Vena Cava, the Beginning of the Blood Circulation
Circulation of blood through the heart starts when blood returns to the heart through 2 big veins called the vena cava. The inferior vena cava carries blood from the lower body while the superior vena cava transports blood from the head, arms, and upper body.
From the veins, blood is pumped from the right ventricle of the heart through the pulmonary artery to the lungs for oxygenation. The pulmonary artery is the only artery in the body that transports deoxygenated blood.
In the lungs, oxygen diffuses through the walls of the alveoli and capillaries into the red blood cells. This oxygen is then ultimately carried by the blood to the body tissue.
Veins transport deoxygenated blood from the body’s tissues back to the heart. From there, blood flows through the pulmonary artery back to the lungs for oxygen, and the pulmonary vein carries the oxygenated blood back to the heart.
Blockages Formed in Coronary Arteries
Blockages form in arteries when plaque builds up within them. This restricts blood flow and can be extremely dangerous. Coronary blockages affect the supply of oxygenated blood to the heart. When they are blocked they can cause angina or a heart attack.

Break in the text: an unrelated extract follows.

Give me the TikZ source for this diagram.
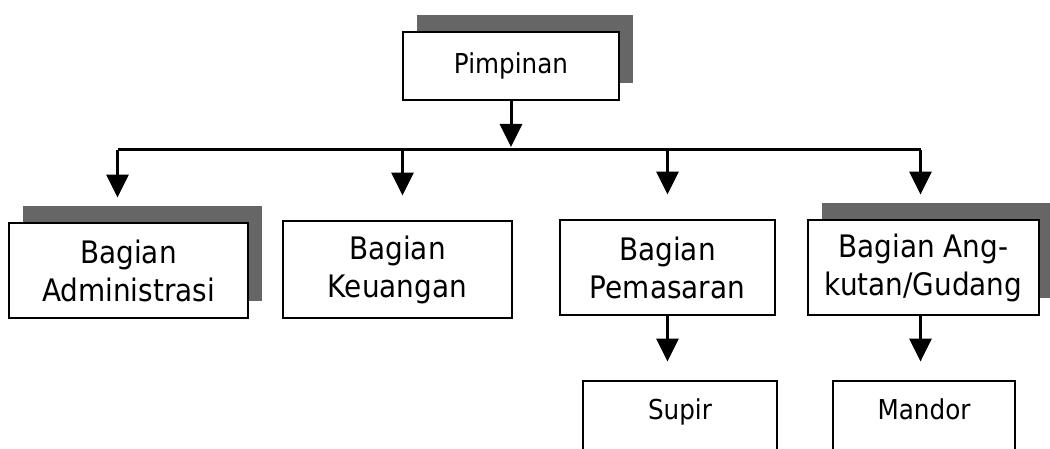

The Unobstructed Blood Vessel
All arteries are lined by a layer of cells called the endothelium which serves to keep the red blood cells, white bloods cells, and liquid plasma flowing freely through the arteries.
Damage to the endothelium can be caused by smoking, high blood pressure, or high cholesterol. Plaque may form and restrict blood flow. Plaque buildup can cause a rupture in the artery and the blood clot that forms over the rupture can cause a heart attack.
More Plaque Buildup
Plaque is a mix of cholesterol, cells, and debris that create a bump in the artery wall. As more cholesterol gets near the damaged endothelium, white blood cells stream in to digest the bad cholesterol, which causes the arterial bump to grow bigger.
Completely Blocked Blood Vessels
Blocked arteries completely restrict blood flow to the heart. This doesn’t just happen in the arteries that carry blood from the heart, but all over your body. When blood can no longer flow through the arteries it causes a heart attack or stroke.